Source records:
━━━━━━━━
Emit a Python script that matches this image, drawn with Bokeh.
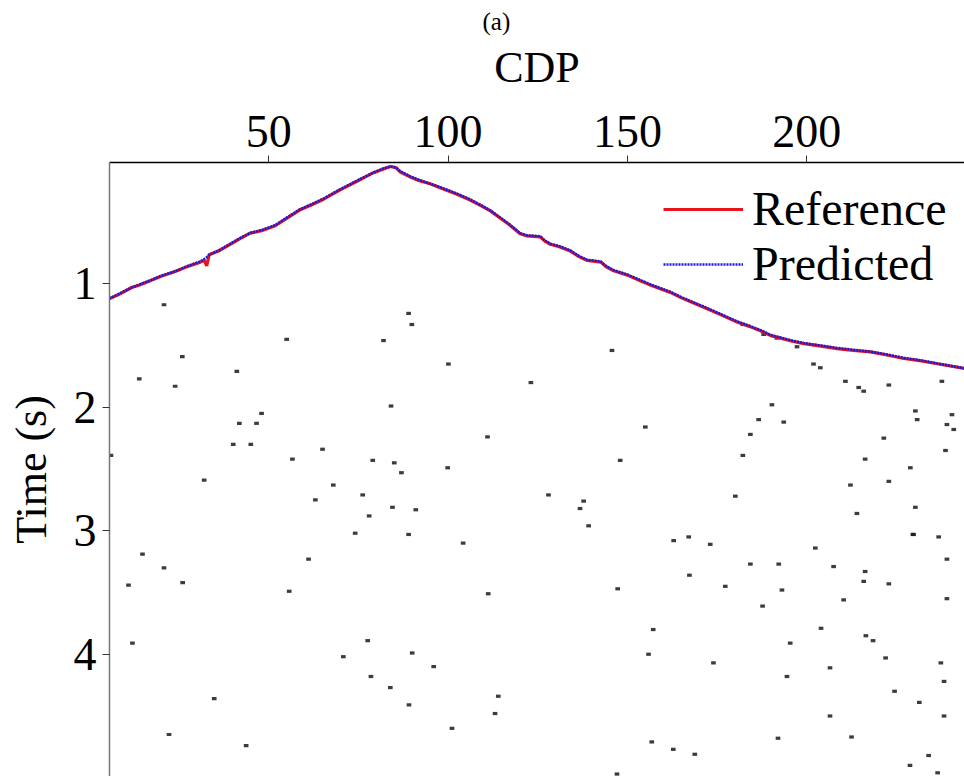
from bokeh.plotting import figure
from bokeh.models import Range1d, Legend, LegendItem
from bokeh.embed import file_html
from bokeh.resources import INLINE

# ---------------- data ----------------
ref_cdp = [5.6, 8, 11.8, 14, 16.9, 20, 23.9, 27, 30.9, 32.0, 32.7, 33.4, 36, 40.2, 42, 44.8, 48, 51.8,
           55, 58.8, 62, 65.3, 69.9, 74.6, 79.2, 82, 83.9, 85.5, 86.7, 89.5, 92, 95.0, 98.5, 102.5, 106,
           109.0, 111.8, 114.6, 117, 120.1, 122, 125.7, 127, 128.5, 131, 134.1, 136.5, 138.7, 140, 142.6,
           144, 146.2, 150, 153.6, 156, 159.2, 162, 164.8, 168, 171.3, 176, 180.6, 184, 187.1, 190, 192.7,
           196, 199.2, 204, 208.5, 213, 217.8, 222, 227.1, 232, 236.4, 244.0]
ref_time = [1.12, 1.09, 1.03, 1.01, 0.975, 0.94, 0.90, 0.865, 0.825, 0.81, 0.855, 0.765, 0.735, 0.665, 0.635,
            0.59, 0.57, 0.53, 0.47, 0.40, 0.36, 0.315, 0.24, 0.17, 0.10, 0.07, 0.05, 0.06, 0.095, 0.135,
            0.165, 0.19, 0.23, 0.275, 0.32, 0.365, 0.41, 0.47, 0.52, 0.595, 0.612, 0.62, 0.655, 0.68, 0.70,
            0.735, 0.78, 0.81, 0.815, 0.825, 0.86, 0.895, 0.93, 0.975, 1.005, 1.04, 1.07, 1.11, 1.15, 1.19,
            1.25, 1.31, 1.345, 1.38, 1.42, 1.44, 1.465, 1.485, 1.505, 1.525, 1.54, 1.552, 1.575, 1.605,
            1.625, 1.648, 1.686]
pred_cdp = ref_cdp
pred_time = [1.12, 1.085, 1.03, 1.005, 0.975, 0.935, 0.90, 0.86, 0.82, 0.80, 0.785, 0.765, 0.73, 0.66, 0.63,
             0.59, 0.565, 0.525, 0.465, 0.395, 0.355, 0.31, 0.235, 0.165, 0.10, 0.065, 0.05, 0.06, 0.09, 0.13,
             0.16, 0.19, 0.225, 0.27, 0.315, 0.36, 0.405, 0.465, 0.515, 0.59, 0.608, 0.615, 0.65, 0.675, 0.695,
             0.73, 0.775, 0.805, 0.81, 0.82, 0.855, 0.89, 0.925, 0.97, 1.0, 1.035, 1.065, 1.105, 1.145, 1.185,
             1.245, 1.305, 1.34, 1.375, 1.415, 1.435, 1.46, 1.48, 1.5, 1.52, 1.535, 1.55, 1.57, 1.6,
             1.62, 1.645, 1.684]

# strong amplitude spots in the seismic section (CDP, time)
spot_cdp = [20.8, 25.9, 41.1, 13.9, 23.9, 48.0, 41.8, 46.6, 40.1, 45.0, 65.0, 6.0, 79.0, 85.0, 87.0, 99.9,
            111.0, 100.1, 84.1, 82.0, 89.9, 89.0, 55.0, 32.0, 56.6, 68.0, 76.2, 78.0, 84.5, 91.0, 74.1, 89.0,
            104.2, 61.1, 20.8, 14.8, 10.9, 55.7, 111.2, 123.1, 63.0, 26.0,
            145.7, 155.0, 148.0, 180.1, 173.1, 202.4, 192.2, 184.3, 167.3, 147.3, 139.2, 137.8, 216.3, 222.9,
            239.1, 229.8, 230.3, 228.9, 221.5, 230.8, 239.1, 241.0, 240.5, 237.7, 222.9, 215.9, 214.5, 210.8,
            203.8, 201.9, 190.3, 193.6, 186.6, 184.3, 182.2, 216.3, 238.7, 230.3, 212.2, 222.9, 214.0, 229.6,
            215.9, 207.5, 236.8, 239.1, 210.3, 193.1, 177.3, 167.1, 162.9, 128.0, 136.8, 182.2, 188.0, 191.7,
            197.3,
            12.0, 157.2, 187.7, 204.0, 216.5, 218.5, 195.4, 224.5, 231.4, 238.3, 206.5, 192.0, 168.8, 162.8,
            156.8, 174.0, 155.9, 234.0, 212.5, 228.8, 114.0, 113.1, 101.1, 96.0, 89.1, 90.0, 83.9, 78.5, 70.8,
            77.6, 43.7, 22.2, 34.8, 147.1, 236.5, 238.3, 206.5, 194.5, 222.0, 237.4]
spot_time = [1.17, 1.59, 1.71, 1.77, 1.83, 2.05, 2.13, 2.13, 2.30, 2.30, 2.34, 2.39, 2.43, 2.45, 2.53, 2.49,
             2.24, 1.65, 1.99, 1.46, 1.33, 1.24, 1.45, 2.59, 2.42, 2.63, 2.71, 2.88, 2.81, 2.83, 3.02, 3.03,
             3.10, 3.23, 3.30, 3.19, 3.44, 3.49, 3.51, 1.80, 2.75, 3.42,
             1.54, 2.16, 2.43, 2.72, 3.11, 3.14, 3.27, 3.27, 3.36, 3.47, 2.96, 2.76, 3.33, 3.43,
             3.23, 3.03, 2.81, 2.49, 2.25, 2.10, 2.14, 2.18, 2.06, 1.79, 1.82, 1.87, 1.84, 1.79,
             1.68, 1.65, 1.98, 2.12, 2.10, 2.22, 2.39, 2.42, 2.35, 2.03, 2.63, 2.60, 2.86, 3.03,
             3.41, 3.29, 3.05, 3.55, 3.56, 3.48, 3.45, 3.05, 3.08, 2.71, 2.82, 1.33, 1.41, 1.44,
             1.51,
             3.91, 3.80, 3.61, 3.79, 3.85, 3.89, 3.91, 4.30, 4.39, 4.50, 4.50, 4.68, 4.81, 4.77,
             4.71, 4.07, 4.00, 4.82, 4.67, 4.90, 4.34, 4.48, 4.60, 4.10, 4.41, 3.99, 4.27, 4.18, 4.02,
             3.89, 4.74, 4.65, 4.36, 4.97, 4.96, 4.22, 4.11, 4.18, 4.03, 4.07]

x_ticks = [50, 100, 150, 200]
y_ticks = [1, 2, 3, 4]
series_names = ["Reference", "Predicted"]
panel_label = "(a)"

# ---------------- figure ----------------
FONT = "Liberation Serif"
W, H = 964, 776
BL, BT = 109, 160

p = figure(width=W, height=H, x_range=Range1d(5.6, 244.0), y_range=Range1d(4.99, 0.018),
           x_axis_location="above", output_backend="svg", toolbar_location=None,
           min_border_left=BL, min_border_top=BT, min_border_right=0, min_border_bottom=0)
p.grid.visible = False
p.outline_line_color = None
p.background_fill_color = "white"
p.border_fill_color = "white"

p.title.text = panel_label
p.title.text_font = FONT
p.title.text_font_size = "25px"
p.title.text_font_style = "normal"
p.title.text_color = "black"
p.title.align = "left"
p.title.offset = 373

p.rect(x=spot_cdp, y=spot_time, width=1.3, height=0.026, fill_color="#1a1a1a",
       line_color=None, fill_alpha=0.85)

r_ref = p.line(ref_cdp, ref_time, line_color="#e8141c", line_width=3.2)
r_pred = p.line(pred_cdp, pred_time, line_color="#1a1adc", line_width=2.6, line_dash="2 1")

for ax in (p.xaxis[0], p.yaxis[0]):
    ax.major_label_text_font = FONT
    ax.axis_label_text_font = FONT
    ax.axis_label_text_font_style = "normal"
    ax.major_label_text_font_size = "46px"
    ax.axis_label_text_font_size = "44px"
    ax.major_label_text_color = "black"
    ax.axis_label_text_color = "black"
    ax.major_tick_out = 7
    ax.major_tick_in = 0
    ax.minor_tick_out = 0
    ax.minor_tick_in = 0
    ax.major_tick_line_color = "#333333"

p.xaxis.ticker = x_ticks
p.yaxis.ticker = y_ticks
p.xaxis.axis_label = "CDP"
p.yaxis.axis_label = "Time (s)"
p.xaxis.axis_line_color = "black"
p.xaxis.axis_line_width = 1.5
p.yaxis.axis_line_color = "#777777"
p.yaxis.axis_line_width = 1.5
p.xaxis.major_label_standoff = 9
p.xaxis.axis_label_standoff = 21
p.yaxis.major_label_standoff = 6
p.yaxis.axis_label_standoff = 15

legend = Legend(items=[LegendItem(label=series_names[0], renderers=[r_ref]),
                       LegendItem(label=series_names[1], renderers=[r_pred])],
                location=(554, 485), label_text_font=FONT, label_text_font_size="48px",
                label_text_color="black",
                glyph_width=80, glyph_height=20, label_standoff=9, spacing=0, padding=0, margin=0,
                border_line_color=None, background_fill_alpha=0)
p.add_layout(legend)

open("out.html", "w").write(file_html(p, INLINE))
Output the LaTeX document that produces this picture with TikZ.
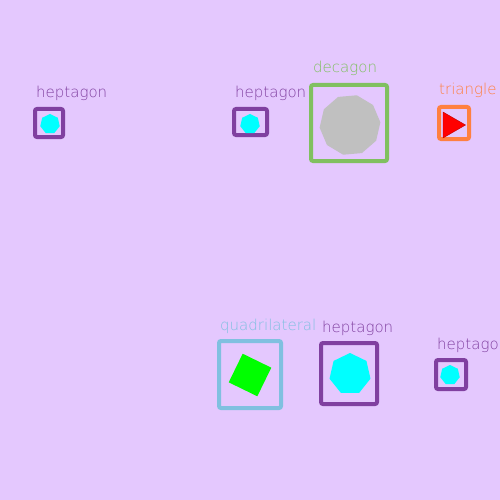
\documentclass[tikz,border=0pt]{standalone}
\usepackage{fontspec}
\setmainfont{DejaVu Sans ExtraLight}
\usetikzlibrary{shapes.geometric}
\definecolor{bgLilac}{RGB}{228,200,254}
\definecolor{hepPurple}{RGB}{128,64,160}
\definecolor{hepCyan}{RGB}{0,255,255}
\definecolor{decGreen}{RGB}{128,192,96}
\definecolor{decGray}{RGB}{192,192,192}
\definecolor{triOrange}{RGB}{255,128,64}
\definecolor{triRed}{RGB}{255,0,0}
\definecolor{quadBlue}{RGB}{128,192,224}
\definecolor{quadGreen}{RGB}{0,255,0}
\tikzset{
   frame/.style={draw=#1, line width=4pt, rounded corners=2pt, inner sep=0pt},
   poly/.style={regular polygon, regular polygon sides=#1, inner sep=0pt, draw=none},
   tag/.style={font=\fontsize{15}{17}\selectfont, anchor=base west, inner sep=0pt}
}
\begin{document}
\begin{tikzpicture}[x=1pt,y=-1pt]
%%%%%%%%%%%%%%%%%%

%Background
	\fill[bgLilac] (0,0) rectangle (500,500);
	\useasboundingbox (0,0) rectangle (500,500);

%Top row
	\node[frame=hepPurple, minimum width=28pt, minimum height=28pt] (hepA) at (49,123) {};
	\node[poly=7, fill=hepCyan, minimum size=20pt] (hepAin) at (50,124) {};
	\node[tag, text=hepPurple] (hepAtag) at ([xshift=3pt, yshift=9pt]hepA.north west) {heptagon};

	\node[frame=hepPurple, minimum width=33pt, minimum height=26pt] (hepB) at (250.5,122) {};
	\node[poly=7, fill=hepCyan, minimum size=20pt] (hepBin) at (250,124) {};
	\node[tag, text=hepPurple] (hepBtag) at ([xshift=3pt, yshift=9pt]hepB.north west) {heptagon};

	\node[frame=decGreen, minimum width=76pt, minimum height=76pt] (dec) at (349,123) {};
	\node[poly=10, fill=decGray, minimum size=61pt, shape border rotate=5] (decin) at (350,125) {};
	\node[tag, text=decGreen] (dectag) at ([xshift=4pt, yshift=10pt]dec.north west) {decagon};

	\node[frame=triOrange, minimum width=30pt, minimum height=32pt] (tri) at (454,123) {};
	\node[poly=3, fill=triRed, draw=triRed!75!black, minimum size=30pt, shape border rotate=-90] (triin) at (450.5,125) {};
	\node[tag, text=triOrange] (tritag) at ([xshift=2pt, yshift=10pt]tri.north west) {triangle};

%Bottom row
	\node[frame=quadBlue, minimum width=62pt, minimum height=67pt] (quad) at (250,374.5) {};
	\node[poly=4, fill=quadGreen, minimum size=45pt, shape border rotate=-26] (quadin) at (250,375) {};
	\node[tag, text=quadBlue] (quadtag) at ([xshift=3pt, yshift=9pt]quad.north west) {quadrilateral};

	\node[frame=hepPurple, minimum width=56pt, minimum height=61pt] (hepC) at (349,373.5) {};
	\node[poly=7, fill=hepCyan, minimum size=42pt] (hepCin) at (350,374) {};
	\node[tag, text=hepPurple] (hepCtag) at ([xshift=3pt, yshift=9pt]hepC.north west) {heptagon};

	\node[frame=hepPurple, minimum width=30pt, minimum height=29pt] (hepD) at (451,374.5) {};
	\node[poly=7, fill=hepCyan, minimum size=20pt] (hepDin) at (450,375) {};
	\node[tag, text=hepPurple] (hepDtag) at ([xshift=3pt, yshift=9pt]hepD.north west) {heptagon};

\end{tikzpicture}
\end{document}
━━━━━━━━
REQUIRED TASK :: In the entries above, identify every line with the word "that". Copy those lines.

RESPONSE TO THIS EXERCISE ::
Emit a Python script that matches this image, drawn with Bokeh.
Output the LaTeX document that produces this picture with TikZ.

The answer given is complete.